If you're doing a lot of reading, you would do better by having your screen in portrait orientation. Wide screens are better suited for other tasks.

I'm tempted to note, however, that HTML with a simple layout, again, can technically be hammered into displaying in several columns on a wide screen. You'd probably want/need site-specific solutions if you want to keep the site's navigation. But if you need only the main content, you could use an extension akin to the “reading mode” of Firefox/Safari/Pocket, and override the CSS to break content into columns. (There might also be such extensions around that already have columns built in.)

nabla9 · on Oct 12, 2018

PDF is for long term archival.

There is no standard and widely recognized long term archival format for HTML pages (with all the extras). Web ARChive (WARC) provides method for bundling all the stuff in file in one file, but that's not enough. Plus the files will be quite large.

You just don't know how your HTML and JavaScript renders 10 - 15 years from now. If you look old Web Archieve files you start to see how they become crap over time.

aasasd · on Oct 12, 2018

HTML is the format. You pack it with images, CSS and whatever else, and you have the distribution format.

> Web ARChive (WARC) provides method for bundling all the stuff in file in one file, but that's not enough. Plus the files will be quite large.

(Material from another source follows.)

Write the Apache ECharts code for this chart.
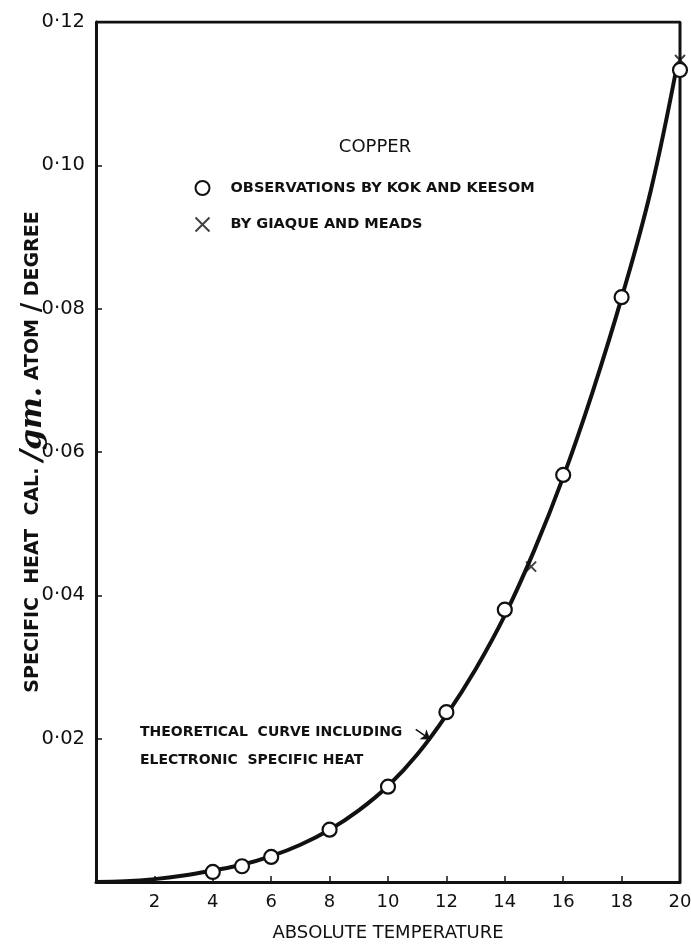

Not enough how? What is there that you need besides what the server hands to you, if that's what rendered in the first place? What magical compression methods do you have in PDF that are better than ZIP compression used in MAFF, for example?

> You just don't know how your HTML and JavaScript renders 10 - 15 years from now. If you look old Web Archive files you start to see how they become crap over time.

Have a static HTML version that's rendered the same in the future. You know, the same way that you have a static PDF standard.

How do you render Javascript in PDFs in a standard way? You don't use Javascript, that's how. Javascript is not for publication of static semantic text, so you don't use Javascript for papers, it's a no-brainer.

nabla9 · on Oct 12, 2018

> HTML is the format. You pack it with images, CSS and whatever else, and you have the distribution format.

HTML is not a good format and standard for that purpose. It's loose best effort markup with no good consensus on semantics. HTML with images is not good option for papers which have many equations.

EPUB3 is emerging standard for what you want, but it's not really good complete solution that can replace PDF/A or TeX/LaTeX

> Have a static HTML version that's rendered the same in the future

We don't have that.

aasasd · on Oct 12, 2018

> It's loose best effort markup with no good consensus on semantics.

And PDF has good semantics? Are we still on the topic of how HTML is better than PDF, or…? We're in the comments for a page that says that PDF tables are characters just floating in space, and people are saying most PDFs out there don't have semantic markup. Meanwhile HTML had semantics efforts for decades now, just choose your flavor.

Blind people read HTML, you know. Do they read PDFs?

> HTML with images is not good option for papers which have many equations.

There's MathML for that, and IIRC other formats too. You could even have embedded TeX like Anki has. Use SVG for fallback.

>> Have a static HTML version that's rendered the same in the future

> We don't have that.

Ooh, chicken-and-egg again? Freeze any of the versions from the past decade with the rendering standards, and you'll have it.

But actually, it doesn't even matter, just like HTML 2.0 can be rendered fine on modern devices (aside from the different text size). Treat your paper as a paper instead of a webzine, don't use crazy layouts, just do “text, image, text” which you'll want anyway for the different displays—and your document will render fine in the future when it will be delivered straight to the retina, instead of making me scroll the PDF back and forth because no reflow.